Kulinarisch mäßiges Angebot

Eine neue betriebsame und kaufkräftige Mittelschicht wächst in Russland, und die lässt es sich nach Feierabend richtig gut gehen - nicht nur am eigenen Herd. Fein Ausgehen ist seit langem der Großstadtrussen liebster Zeitvertreib. Mit dem eigenen Auto oder der Metro geht es aus dem Büro direkt zum Dinner. Und vor den angesagtesten Sushi-Läden der Stadt steht man gern auch mal Schlange wie zu Sowjetzeiten. Dabei beherrschen Ketten-Restaurants und Café-Filialen nach dem McDonald's-Prinzip die Szene, und deren Angebot ist kulinarisch meist mäßig, in der Regel überteuert und, so warnen russische Fachleute, gesundheitlich äußerst bedenklich.

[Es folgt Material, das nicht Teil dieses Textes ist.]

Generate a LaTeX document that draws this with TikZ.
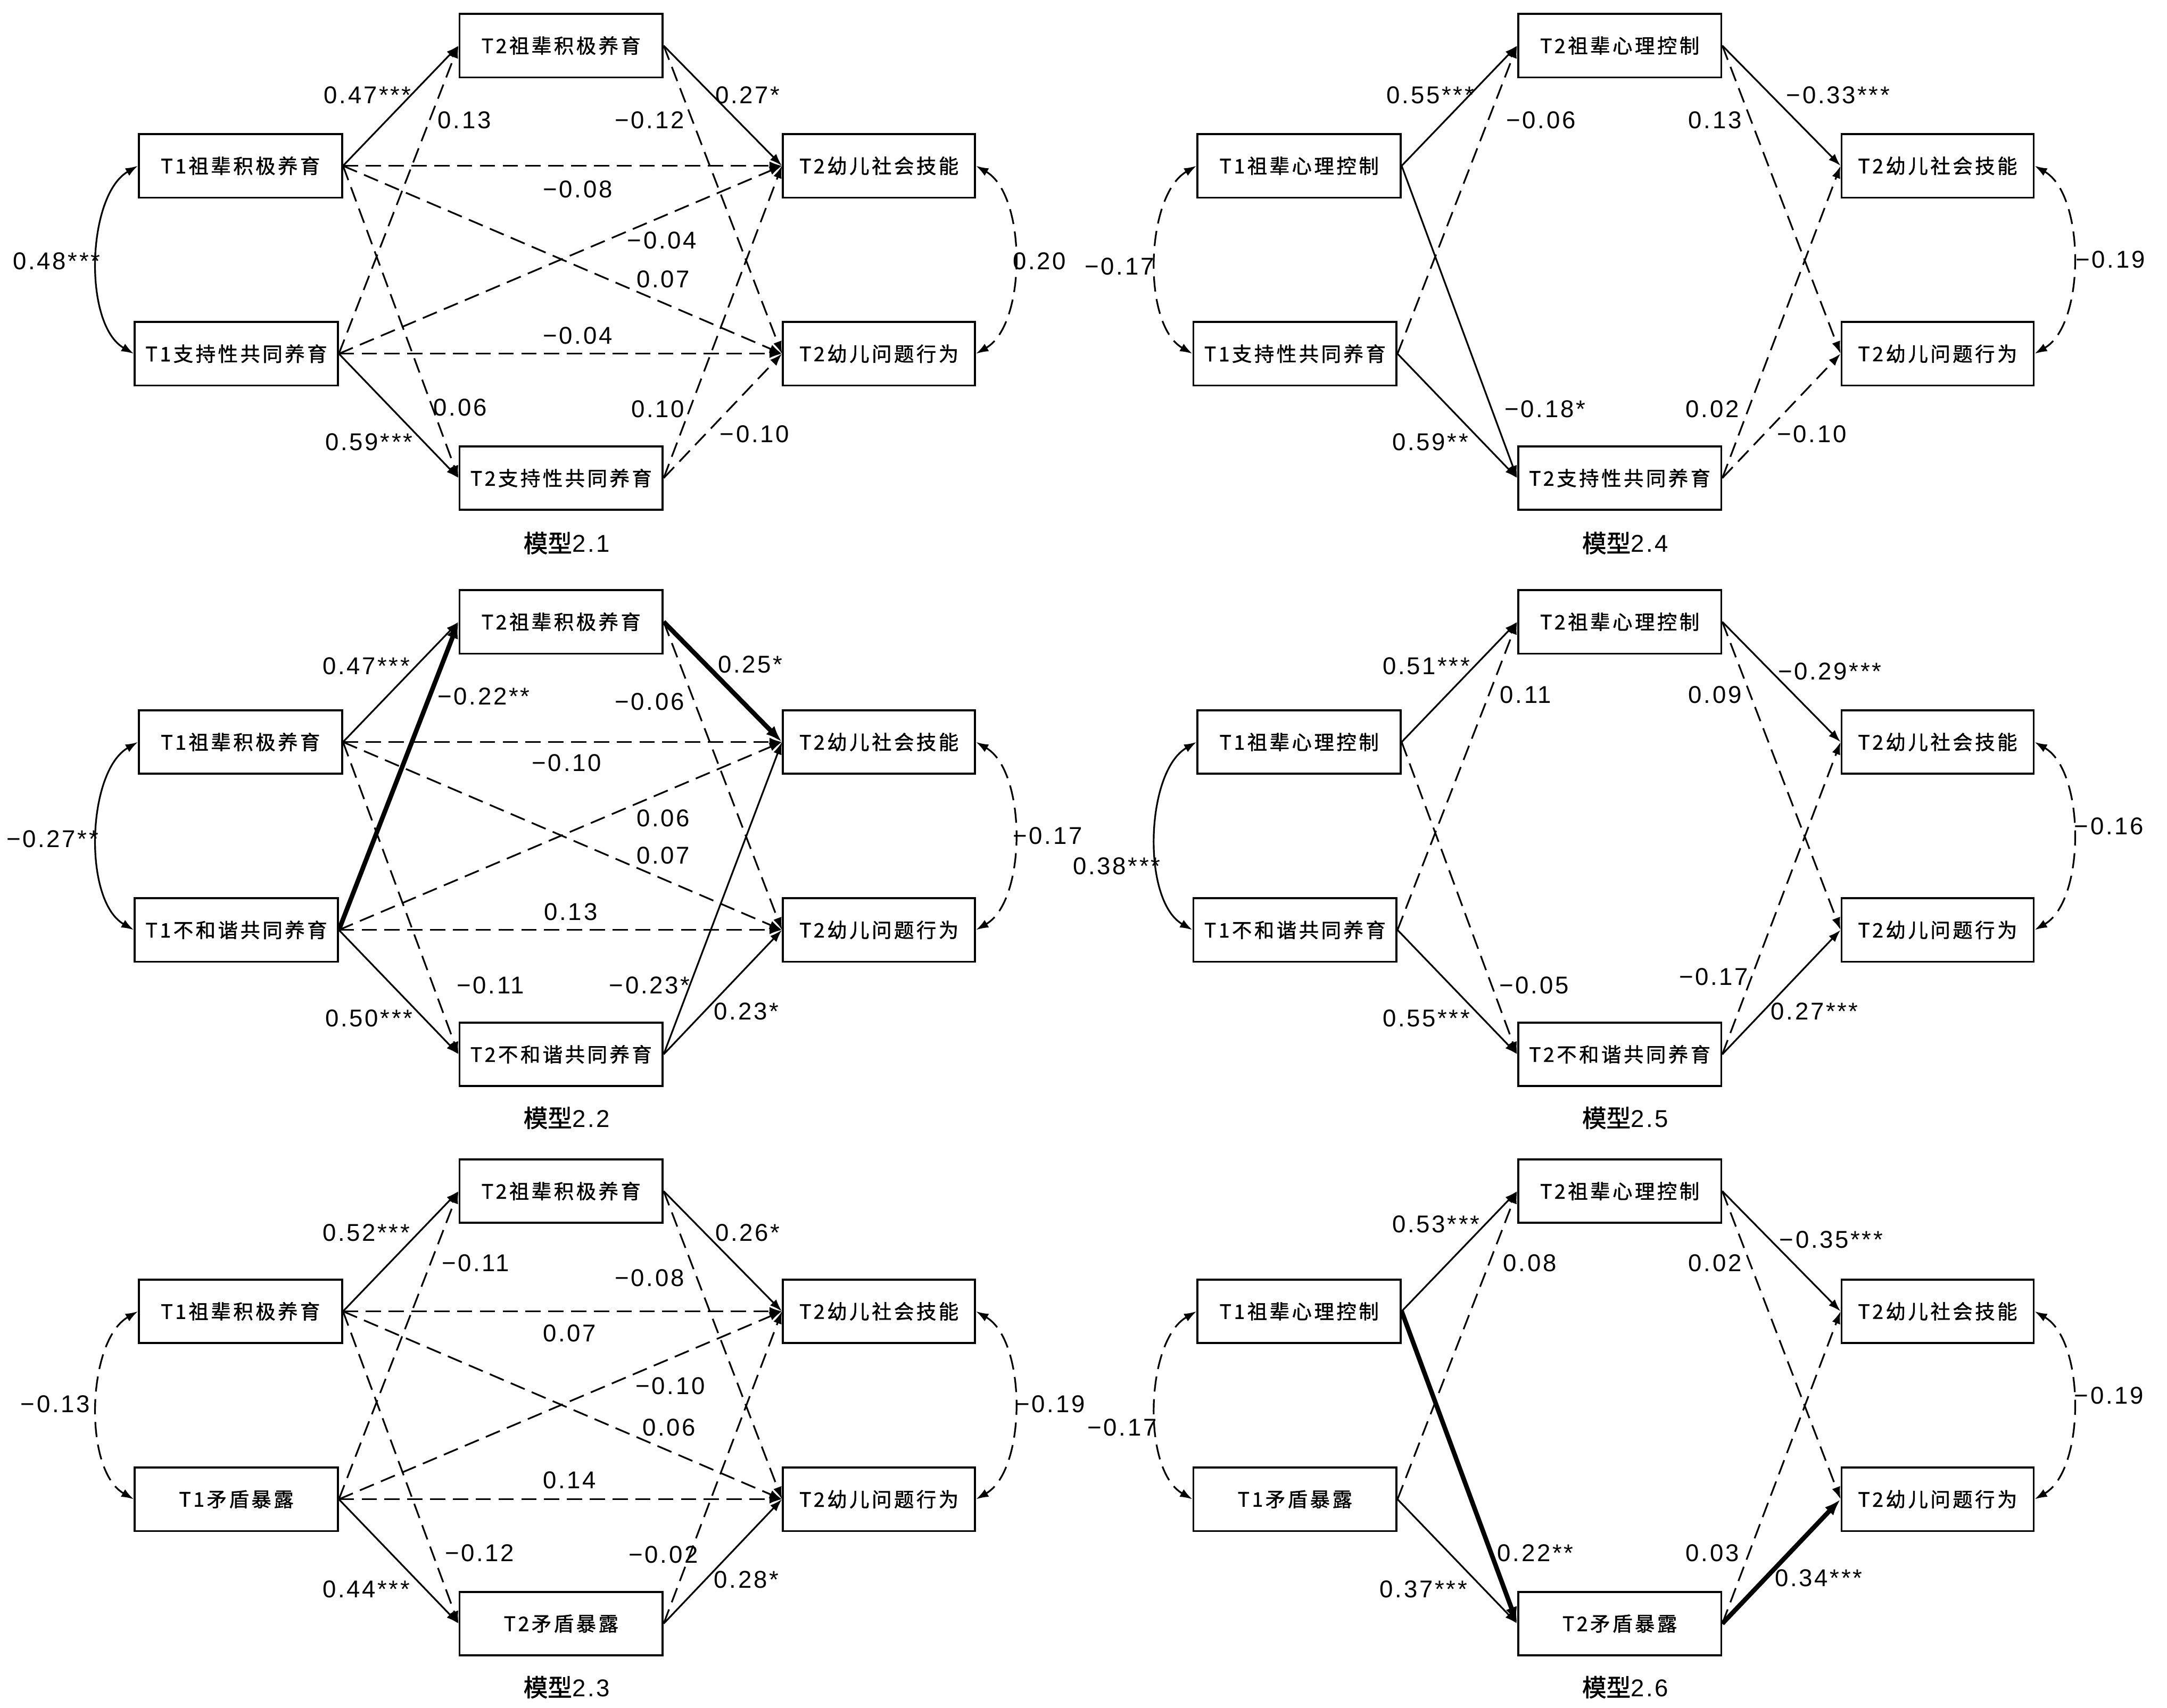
\documentclass[tikz,border=0pt]{standalone}
\usepackage{fontspec}
\setmainfont{Liberation Sans}
\newfontfamily\cjk[LetterSpace=12,FakeBold=1.2]{Noto Sans CJK SC}
\newfontfamily\capfont[FakeBold=1.5]{Noto Sans CJK SC}
\newfontfamily\numfont[LetterSpace=8]{Liberation Sans}
\usetikzlibrary{arrows.meta}

\tikzset{
  box/.style={draw,line width=0.8pt,minimum width=29.4mm,minimum height=9.2mm,inner sep=0pt,
    font=\cjk\fontsize{8.2}{9}\selectfont},
  obox/.style={box,minimum width=27.8mm},
  lab/.style={font=\numfont\fontsize{10}{12}\selectfont,inner sep=0pt},
  title/.style={font=\capfont\fontsize{10}{12}\selectfont},
  sp/.style={-{Latex[length=1.8mm,width=1.25mm]},line width=0.7pt},
  dp/.style={sp,dash pattern=on 2.2mm off 1.1mm},
  bp/.style={-{Latex[length=2.4mm,width=1.7mm]},line width=1.9pt},
  cv/.style={{Latex[length=1.8mm,width=1.25mm]}-{Latex[length=1.8mm,width=1.25mm]},line width=0.7pt},
  dcv/.style={cv,dash pattern=on 2.2mm off 1.1mm},
}

\begin{document}
\begin{tikzpicture}[x=0.2mm,y=-0.2mm]
\useasboundingbox (0,0) rectangle (1568,1236);
\fill[white] (0,0) rectangle (1568,1236);

% model 2.1
\begin{scope}
\node[box] (t1a-1) at (174,120) {T1祖辈积极养育};
\node[box] (t1b-1) at (171,256) {T1支持性共同养育};
\node[box] (t2a-1) at (406,33) {T2祖辈积极养育};
\node[box] (t2b-1) at (406,346) {T2支持性共同养育};
\node[obox] (soc-1) at (636,120) {T2幼儿社会技能};
\node[obox] (beh-1) at (636,256) {T2幼儿问题行为};
\node[title] (cap-1) at (410,393) {模型\numfont 2.1};
\draw[sp] (t1a-1.east) -- (t2a-1.west) node[lab] at (266,69) {0.47***};
\draw[dp] (t1b-1.east) -- (t2a-1.west) node[lab] at (336,87) {0.13};
\draw[sp] (t2a-1.east) -- (soc-1.west) node[lab] at (541,69) {0.27*};
\draw[dp] (t2a-1.east) -- (beh-1.west) node[lab] at (470,87) {−0.12};
\draw[dp] (t1a-1.east) -- (soc-1.west) node[lab] at (418,137) {−0.08};
\draw[dp] (t1b-1.east) -- (soc-1.west) node[lab] at (479,174) {−0.04};
\draw[dp] (t1a-1.east) -- (beh-1.west) node[lab] at (480,202) {0.07};
\draw[dp] (t1b-1.east) -- (beh-1.west) node[lab] at (418,243) {−0.04};
\draw[dp] (t1a-1.east) -- (t2b-1.west) node[lab] at (333,295) {0.06};
\draw[sp] (t1b-1.east) -- (t2b-1.west) node[lab] at (267,320) {0.59***};
\draw[dp] (t2b-1.east) -- (soc-1.west) node[lab] at (476,296) {0.10};
\draw[dp] (t2b-1.east) -- (beh-1.west) node[lab] at (546,314) {−0.10};
\draw[cv] (t1a-1.west) to[out=210,in=150,looseness=0.8] (t1b-1.west) node[lab] at (41,189) {0.48***};
\draw[dcv] (soc-1.east) to[out=-30,in=30,looseness=0.8] (beh-1.east) node[lab] at (752,189) {0.20};
\end{scope}

% model 2.2
\begin{scope}[shift={(0,417)}]
\node[box] (t1a-2) at (174,120) {T1祖辈积极养育};
\node[box] (t1b-2) at (171,256) {T1不和谐共同养育};
\node[box] (t2a-2) at (406,33) {T2祖辈积极养育};
\node[box] (t2b-2) at (406,346) {T2不和谐共同养育};
\node[obox] (soc-2) at (636,120) {T2幼儿社会技能};
\node[obox] (beh-2) at (636,256) {T2幼儿问题行为};
\node[title] (cap-2) at (410,392) {模型\numfont 2.2};
\draw[sp] (t1a-2.east) -- (t2a-2.west) node[lab] at (265,65) {0.47***};
\draw[bp] (t1b-2.east) -- (t2a-2.west) node[lab] at (350,87) {−0.22**};
\draw[bp] (t2a-2.east) -- (soc-2.west) node[lab] at (543,64) {0.25*};
\draw[dp] (t2a-2.east) -- (beh-2.west) node[lab] at (470,91) {−0.06};
\draw[dp] (t1a-2.east) -- (soc-2.west) node[lab] at (410,135) {−0.10};
\draw[dp] (t1b-2.east) -- (soc-2.west) node[lab] at (480,175) {0.06};
\draw[dp] (t1a-2.east) -- (beh-2.west) node[lab] at (480,202) {0.07};
\draw[dp] (t1b-2.east) -- (beh-2.west) node[lab] at (413,243) {0.13};
\draw[dp] (t1a-2.east) -- (t2b-2.west) node[lab] at (355,296) {−0.11};
\draw[sp] (t1b-2.east) -- (t2b-2.west) node[lab] at (267,320) {0.50***};
\draw[sp] (t2b-2.east) -- (soc-2.west) node[lab] at (470,296) {−0.23*};
\draw[sp] (t2b-2.east) -- (beh-2.west) node[lab] at (540,315) {0.23*};
\draw[cv] (t1a-2.west) to[out=210,in=150,looseness=0.8] (t1b-2.west) node[lab] at (38,190) {−0.27**};
\draw[dcv] (soc-2.east) to[out=-30,in=30,looseness=0.8] (beh-2.east) node[lab] at (758,188) {−0.17};
\end{scope}

% model 2.3
\begin{scope}[shift={(0,829)}]
\node[box] (t1a-3) at (174,120) {T1祖辈积极养育};
\node[box] (t1b-3) at (171,256) {T1矛盾暴露};
\node[box] (t2a-3) at (406,33) {T2祖辈积极养育};
\node[box] (t2b-3) at (406,346) {T2矛盾暴露};
\node[obox] (soc-3) at (636,120) {T2幼儿社会技能};
\node[obox] (beh-3) at (636,256) {T2幼儿问题行为};
\node[title] (cap-3) at (410,392) {模型\numfont 2.3};
\draw[sp] (t1a-3.east) -- (t2a-3.west) node[lab] at (265,63) {0.52***};
\draw[dp] (t1b-3.east) -- (t2a-3.west) node[lab] at (344,85) {−0.11};
\draw[sp] (t2a-3.east) -- (soc-3.west) node[lab] at (541,63) {0.26*};
\draw[dp] (t2a-3.east) -- (beh-3.west) node[lab] at (470,96) {−0.08};
\draw[dp] (t1a-3.east) -- (soc-3.west) node[lab] at (412,136) {0.07};
\draw[dp] (t1b-3.east) -- (soc-3.west) node[lab] at (485,174) {−0.10};
\draw[dp] (t1a-3.east) -- (beh-3.west) node[lab] at (484,204) {0.06};
\draw[dp] (t1b-3.east) -- (beh-3.west) node[lab] at (412,242) {0.14};
\draw[dp] (t1a-3.east) -- (t2b-3.west) node[lab] at (347,295) {−0.12};
\draw[sp] (t1b-3.east) -- (t2b-3.west) node[lab] at (265,321) {0.44***};
\draw[dp] (t2b-3.east) -- (soc-3.west) node[lab] at (480,296) {−0.02};
\draw[sp] (t2b-3.east) -- (beh-3.west) node[lab] at (540,314) {0.28*};
\draw[dcv] (t1a-3.west) to[out=210,in=150,looseness=0.8] (t1b-3.west) node[lab] at (40,187) {−0.13};
\draw[dcv] (soc-3.east) to[out=-30,in=30,looseness=0.8] (beh-3.east) node[lab] at (760,187) {−0.19};
\end{scope}

% model 2.4
\begin{scope}[shift={(766,0)}]
\node[box] (t1a-4) at (174,120) {T1祖辈心理控制};
\node[box] (t1b-4) at (171,256) {T1支持性共同养育};
\node[box] (t2a-4) at (406,33) {T2祖辈心理控制};
\node[box] (t2b-4) at (406,346) {T2支持性共同养育};
\node[obox] (soc-4) at (636,120) {T2幼儿社会技能};
\node[obox] (beh-4) at (636,256) {T2幼儿问题行为};
\node[title] (cap-4) at (410,393) {模型\numfont 2.4};
\draw[sp] (t1a-4.east) -- (t2a-4.west) node[lab] at (269,69) {0.55***};
\draw[dp] (t1b-4.east) -- (t2a-4.west) node[lab] at (349,87) {−0.06};
\draw[sp] (t1a-4.east) -- (t2b-4.west) node[lab] at (352,296) {−0.18*};
\draw[sp] (t1b-4.east) -- (t2b-4.west) node[lab] at (269,320) {0.59**};
\draw[sp] (t2a-4.east) -- (soc-4.west) node[lab] at (564,69) {−0.33***};
\draw[dp] (t2a-4.east) -- (beh-4.west) node[lab] at (475,87) {0.13};
\draw[dp] (t2b-4.east) -- (soc-4.west) node[lab] at (473,296) {0.02};
\draw[dp] (t2b-4.east) -- (beh-4.west) node[lab] at (545,314) {−0.10};
\draw[dcv] (t1a-4.west) to[out=210,in=150,looseness=0.8] (t1b-4.west) node[lab] at (44,193) {−0.17};
\draw[dcv] (soc-4.east) to[out=-30,in=30,looseness=0.8] (beh-4.east) node[lab] at (761,188) {−0.19};
\end{scope}

% model 2.5
\begin{scope}[shift={(766,417)}]
\node[box] (t1a-5) at (174,120) {T1祖辈心理控制};
\node[box] (t1b-5) at (171,256) {T1不和谐共同养育};
\node[box] (t2a-5) at (406,33) {T2祖辈心理控制};
\node[box] (t2b-5) at (406,346) {T2不和谐共同养育};
\node[obox] (soc-5) at (636,120) {T2幼儿社会技能};
\node[obox] (beh-5) at (636,256) {T2幼儿问题行为};
\node[title] (cap-5) at (410,392) {模型\numfont 2.5};
\draw[sp] (t1a-5.east) -- (t2a-5.west) node[lab] at (266,65) {0.51***};
\draw[dp] (t1b-5.east) -- (t2a-5.west) node[lab] at (338,86) {0.11};
\draw[dp] (t1a-5.east) -- (t2b-5.west) node[lab] at (344,296) {−0.05};
\draw[sp] (t1b-5.east) -- (t2b-5.west) node[lab] at (266,320) {0.55***};
\draw[sp] (t2a-5.east) -- (soc-5.west) node[lab] at (558,69) {−0.29***};
\draw[dp] (t2a-5.east) -- (beh-5.west) node[lab] at (475,86) {0.09};
\draw[dp] (t2b-5.east) -- (soc-5.west) node[lab] at (474,290) {−0.17};
\draw[sp] (t2b-5.east) -- (beh-5.west) node[lab] at (547,315) {0.27***};
\draw[cv] (t1a-5.west) to[out=210,in=150,looseness=0.8] (t1b-5.west) node[lab] at (42,210) {0.38***};
\draw[dcv] (soc-5.east) to[out=-30,in=30,looseness=0.8] (beh-5.east) node[lab] at (760,181) {−0.16};
\end{scope}

% model 2.6
\begin{scope}[shift={(766,829)}]
\node[box] (t1a-6) at (174,120) {T1祖辈心理控制};
\node[box] (t1b-6) at (171,256) {T1矛盾暴露};
\node[box] (t2a-6) at (406,33) {T2祖辈心理控制};
\node[box] (t2b-6) at (406,346) {T2矛盾暴露};
\node[obox] (soc-6) at (636,120) {T2幼儿社会技能};
\node[obox] (beh-6) at (636,256) {T2幼儿问题行为};
\node[title] (cap-6) at (410,392) {模型\numfont 2.6};
\draw[sp] (t1a-6.east) -- (t2a-6.west) node[lab] at (273,57) {0.53***};
\draw[dp] (t1b-6.east) -- (t2a-6.west) node[lab] at (341,85) {0.08};
\draw[bp] (t1a-6.east) -- (t2b-6.west) node[lab] at (345,295) {0.22**};
\draw[sp] (t1b-6.east) -- (t2b-6.west) node[lab] at (264,321) {0.37***};
\draw[sp] (t2a-6.east) -- (soc-6.west) node[lab] at (559,68) {−0.35***};
\draw[dp] (t2a-6.east) -- (beh-6.west) node[lab] at (475,85) {0.02};
\draw[dp] (t2b-6.east) -- (soc-6.west) node[lab] at (473,295) {0.03};
\draw[bp] (t2b-6.east) -- (beh-6.west) node[lab] at (550,313) {0.34***};
\draw[dcv] (t1a-6.west) to[out=210,in=150,looseness=0.8] (t1b-6.west) node[lab] at (46,204) {−0.17};
\draw[dcv] (soc-6.east) to[out=-30,in=30,looseness=0.8] (beh-6.east) node[lab] at (760,181) {−0.19};
\end{scope}
\end{tikzpicture}
\end{document}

Sie sehen eine neue Welle des Übergewichts über das Land rollen, was man auf den ersten Blick gar nicht vermuten würde: schlank und hochhackig, oder in Jeans und stylischen Turnschuhen flanieren die jungen Mädchen mit ihren ansehnlich durchtrainierten Jungs über die Boulevards der Hauptstadt. - Bis Ende 20 ist der Körper gnädig. Doch etwa die Hälfte aller über 30-Jährigen gelten den Experten als "oschireny", als verfettet. Bei den Frauen steigt der Anteil gar auf fast 60 Prozent. Städter seien besonders betroffen. Mit all den Folgen wie Bluthochdruck, Herzinfarkt, Schlaganfall und Zuckerkrankheit. Alles wie in Europa oder den USA; die Russen haben schnell aufgeholt, so scheint es.

Essgewohnheiten wie zu Sowjetzeiten

Übergewicht? - Das sei doch in Russland nichts neues, winken dagegen die Hauptstädter ab. Das sei wahrscheinlich genetisch bedingt, vermuten sie. Schon zu Sowjetzeiten, als die Regale oft leer waren, habe es doch viele Dicke gegeben. Vor allem unter den Frauen. Und all die "Babuschkas", die alten Frauen, die sich heute von ihrer kargen Rente auf den riesigen Wochenmärkten fernab des neuen Wohlstands versorgen, seien doch auch meist wohlbeleibt. Die Russen hätten sich eben trotz allen Wandels doch noch nicht von den Essgewohnheiten vergangener Sowjettage verabschiedet, von Wurst und Brot, von Kartoffeln und üppigen Suppen, von Mehlspeisen, hellem Gebäck zu jedem Tee und überzuckerten Torten dann und wann.

Genau darin liege das Problem, sagen wieder andere Ernährungsforscher.

Übergewicht in Russland – um Ursachen und Auswege streiten Laien wie Experten. Nur die Ringe um die Leibesmitte, die wachsen weiter, unbeirrt. Ganz so, wie überall in der zivilisierten Welt.